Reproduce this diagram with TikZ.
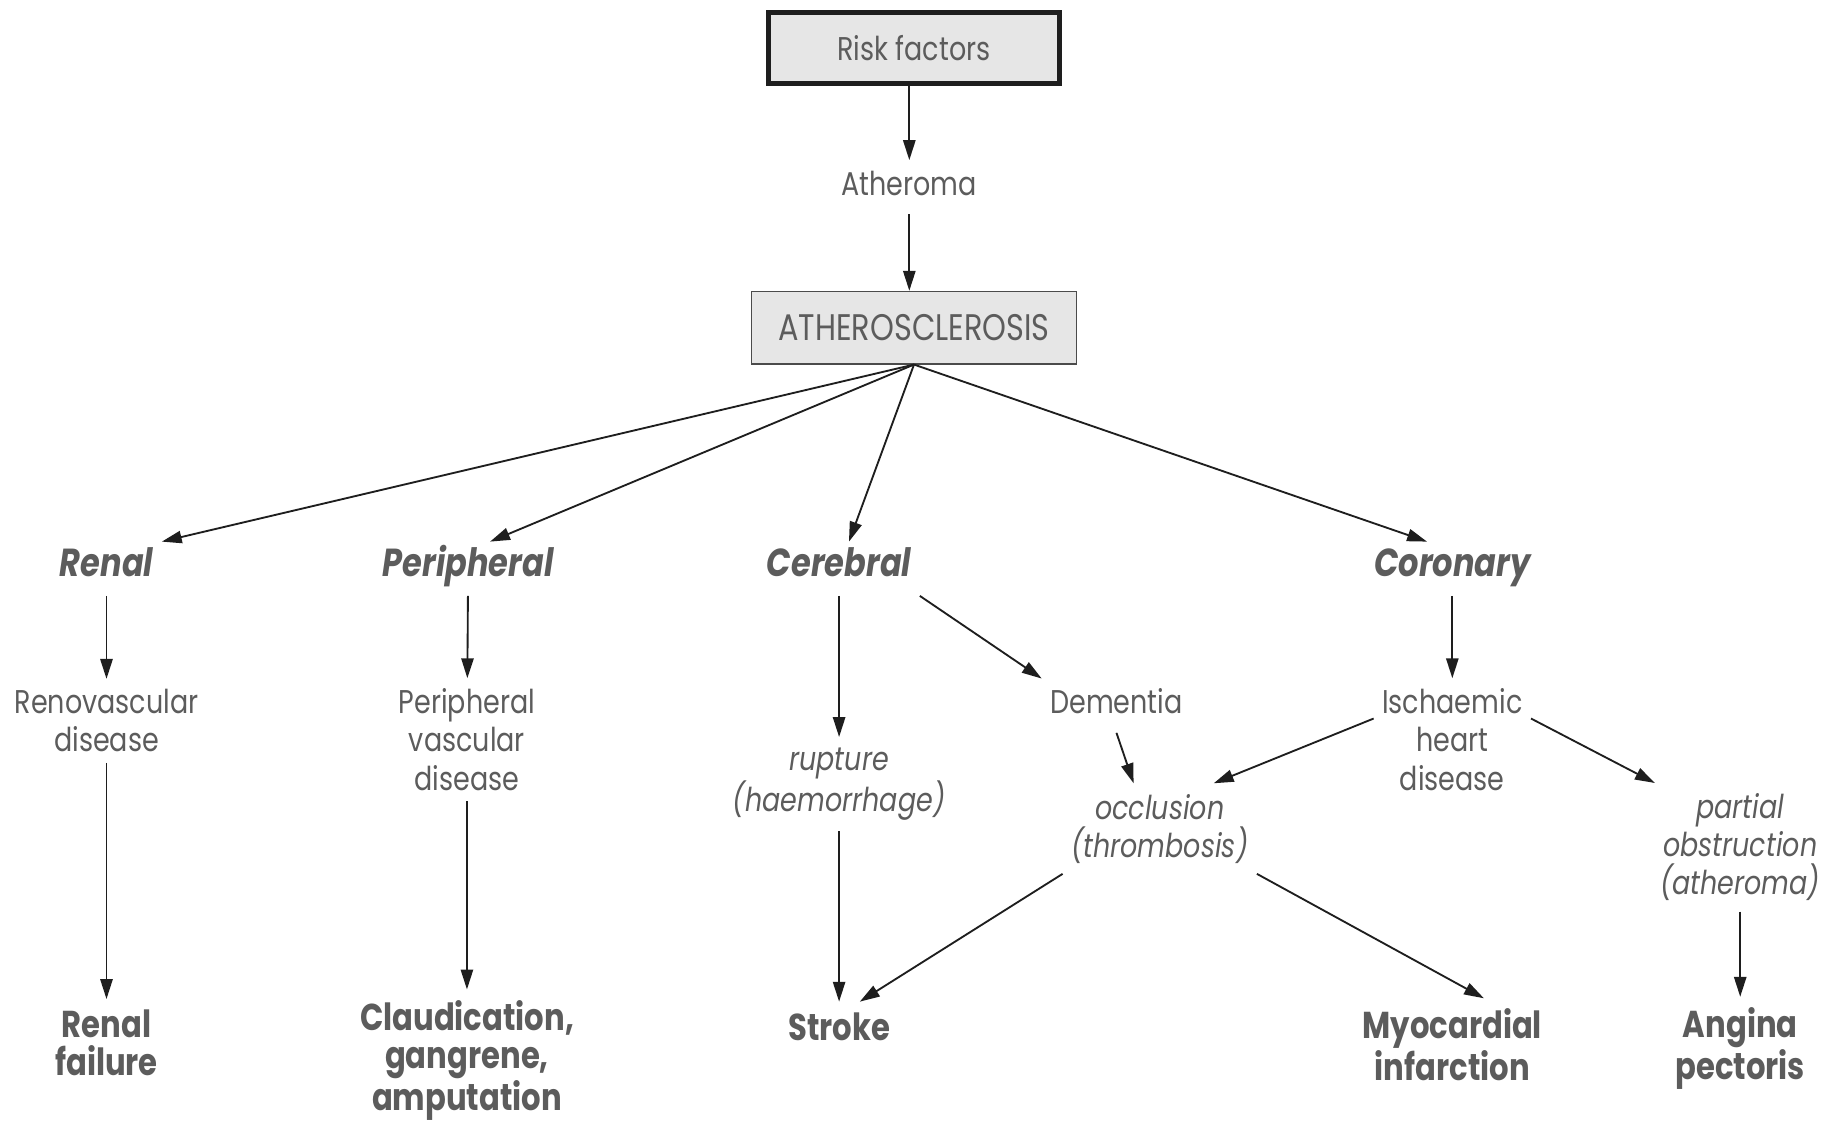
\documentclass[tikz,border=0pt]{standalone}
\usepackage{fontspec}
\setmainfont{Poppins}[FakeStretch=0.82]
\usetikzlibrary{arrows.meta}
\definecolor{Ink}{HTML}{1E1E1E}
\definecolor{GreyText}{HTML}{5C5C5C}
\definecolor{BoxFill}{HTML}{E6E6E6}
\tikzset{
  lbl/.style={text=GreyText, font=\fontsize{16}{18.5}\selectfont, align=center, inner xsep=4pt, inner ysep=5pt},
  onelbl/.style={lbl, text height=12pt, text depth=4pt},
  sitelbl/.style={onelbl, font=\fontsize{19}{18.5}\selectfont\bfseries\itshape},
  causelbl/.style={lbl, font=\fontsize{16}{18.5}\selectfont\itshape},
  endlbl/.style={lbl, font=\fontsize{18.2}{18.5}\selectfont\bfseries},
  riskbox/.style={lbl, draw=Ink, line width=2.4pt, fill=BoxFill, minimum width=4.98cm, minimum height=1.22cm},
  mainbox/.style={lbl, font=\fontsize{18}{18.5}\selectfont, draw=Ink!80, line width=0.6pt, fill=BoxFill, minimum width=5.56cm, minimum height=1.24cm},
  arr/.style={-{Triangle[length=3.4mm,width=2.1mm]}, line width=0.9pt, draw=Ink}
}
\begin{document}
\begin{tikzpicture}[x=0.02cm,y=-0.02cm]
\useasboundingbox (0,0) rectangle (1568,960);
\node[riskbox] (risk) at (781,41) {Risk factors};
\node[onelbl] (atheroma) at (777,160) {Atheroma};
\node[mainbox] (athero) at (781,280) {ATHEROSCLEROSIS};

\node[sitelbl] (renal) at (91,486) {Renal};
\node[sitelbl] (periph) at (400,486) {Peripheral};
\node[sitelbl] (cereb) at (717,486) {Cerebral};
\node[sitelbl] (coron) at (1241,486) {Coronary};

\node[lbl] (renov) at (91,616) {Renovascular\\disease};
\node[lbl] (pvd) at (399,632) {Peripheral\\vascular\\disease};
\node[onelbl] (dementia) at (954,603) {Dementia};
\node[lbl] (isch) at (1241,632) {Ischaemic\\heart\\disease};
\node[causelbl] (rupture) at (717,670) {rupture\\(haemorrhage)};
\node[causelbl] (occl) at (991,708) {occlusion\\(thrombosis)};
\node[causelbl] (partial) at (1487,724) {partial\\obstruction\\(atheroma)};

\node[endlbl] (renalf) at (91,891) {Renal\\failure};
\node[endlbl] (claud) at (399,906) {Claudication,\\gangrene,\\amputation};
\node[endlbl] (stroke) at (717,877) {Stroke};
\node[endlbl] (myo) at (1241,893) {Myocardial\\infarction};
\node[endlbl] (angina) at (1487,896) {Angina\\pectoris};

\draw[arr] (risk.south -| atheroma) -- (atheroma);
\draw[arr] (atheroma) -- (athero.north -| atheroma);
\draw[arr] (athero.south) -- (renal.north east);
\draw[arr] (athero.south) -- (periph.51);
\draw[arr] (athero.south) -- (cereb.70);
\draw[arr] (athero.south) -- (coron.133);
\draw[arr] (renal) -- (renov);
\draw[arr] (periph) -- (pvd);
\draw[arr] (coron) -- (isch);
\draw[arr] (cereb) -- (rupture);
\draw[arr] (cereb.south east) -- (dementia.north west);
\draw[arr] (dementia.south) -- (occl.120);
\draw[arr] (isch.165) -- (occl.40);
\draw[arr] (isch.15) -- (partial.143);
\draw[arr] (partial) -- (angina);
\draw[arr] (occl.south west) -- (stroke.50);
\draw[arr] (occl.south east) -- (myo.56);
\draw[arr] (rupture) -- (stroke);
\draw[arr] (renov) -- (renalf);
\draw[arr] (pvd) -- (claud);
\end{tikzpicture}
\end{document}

==

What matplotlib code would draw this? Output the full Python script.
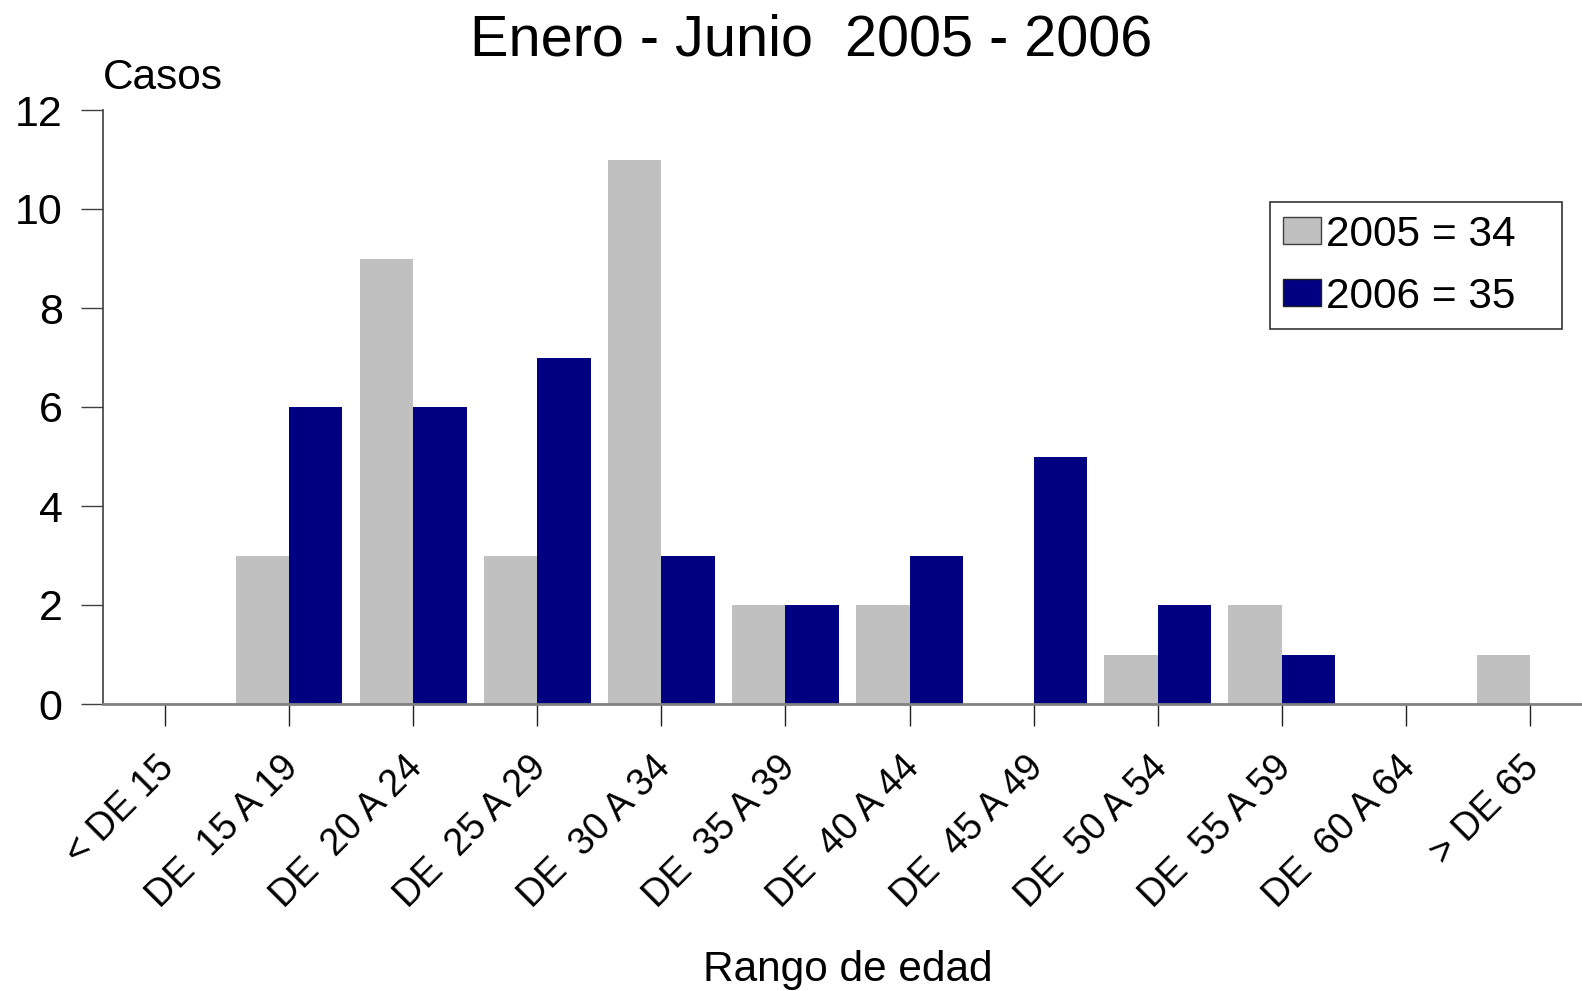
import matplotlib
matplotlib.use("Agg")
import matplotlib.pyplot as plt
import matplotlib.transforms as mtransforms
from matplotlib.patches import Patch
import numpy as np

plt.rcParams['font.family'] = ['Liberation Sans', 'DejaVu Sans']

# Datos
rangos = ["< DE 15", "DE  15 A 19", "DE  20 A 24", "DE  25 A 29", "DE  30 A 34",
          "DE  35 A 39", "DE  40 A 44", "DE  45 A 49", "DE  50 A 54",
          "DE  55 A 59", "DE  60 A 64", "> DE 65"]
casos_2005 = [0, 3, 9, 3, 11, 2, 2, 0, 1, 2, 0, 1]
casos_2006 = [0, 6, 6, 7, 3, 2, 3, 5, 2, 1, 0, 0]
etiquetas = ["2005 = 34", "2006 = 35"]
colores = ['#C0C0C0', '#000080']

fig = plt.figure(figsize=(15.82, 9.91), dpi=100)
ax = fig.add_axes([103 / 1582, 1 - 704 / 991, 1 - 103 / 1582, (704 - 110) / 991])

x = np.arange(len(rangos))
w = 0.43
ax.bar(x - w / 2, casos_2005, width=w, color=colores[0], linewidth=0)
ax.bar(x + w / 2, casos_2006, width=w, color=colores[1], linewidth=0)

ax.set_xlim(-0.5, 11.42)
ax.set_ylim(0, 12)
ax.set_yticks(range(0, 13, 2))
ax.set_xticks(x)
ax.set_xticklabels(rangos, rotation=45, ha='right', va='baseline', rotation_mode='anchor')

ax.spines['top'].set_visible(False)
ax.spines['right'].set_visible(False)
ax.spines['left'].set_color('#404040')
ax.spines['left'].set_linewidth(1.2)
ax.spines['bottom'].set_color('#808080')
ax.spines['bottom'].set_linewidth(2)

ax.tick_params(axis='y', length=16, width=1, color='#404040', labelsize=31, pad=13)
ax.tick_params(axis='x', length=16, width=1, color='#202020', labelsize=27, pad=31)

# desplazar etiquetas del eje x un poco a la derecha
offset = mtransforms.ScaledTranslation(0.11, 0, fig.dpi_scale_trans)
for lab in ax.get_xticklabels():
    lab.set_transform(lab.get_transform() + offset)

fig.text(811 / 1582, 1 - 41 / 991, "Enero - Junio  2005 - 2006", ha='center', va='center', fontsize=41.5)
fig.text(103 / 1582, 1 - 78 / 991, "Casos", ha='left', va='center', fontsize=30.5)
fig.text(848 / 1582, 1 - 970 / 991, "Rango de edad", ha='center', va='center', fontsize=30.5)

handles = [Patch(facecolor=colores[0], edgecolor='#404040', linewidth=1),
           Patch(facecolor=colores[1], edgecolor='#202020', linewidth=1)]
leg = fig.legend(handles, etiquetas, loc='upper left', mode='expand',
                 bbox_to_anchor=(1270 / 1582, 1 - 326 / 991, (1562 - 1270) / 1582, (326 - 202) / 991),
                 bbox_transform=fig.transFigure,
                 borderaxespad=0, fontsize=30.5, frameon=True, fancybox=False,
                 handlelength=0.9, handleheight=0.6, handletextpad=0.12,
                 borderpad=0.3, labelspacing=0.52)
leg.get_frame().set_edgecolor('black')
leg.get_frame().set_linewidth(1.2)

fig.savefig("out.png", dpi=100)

■ SHORT EXERCISE ■
Nothing but the lines above, starting at the line that contains "What matplotlib code" and ending at the line that contains "ax.bar(x + w", should be given again, exactly and without the pictures.

■ EXPECTED OUTPUT ■
What matplotlib code would draw this? Output the full Python script.
import matplotlib
matplotlib.use("Agg")
import matplotlib.pyplot as plt
import matplotlib.transforms as mtransforms
from matplotlib.patches import Patch
import numpy as np

plt.rcParams['font.family'] = ['Liberation Sans', 'DejaVu Sans']

# Datos
rangos = ["< DE 15", "DE  15 A 19", "DE  20 A 24", "DE  25 A 29", "DE  30 A 34",
          "DE  35 A 39", "DE  40 A 44", "DE  45 A 49", "DE  50 A 54",
          "DE  55 A 59", "DE  60 A 64", "> DE 65"]
casos_2005 = [0, 3, 9, 3, 11, 2, 2, 0, 1, 2, 0, 1]
casos_2006 = [0, 6, 6, 7, 3, 2, 3, 5, 2, 1, 0, 0]
etiquetas = ["2005 = 34", "2006 = 35"]
colores = ['#C0C0C0', '#000080']

fig = plt.figure(figsize=(15.82, 9.91), dpi=100)
ax = fig.add_axes([103 / 1582, 1 - 704 / 991, 1 - 103 / 1582, (704 - 110) / 991])

x = np.arange(len(rangos))
w = 0.43
ax.bar(x - w / 2, casos_2005, width=w, color=colores[0], linewidth=0)
ax.bar(x + w / 2, casos_2006, width=w, color=colores[1], linewidth=0)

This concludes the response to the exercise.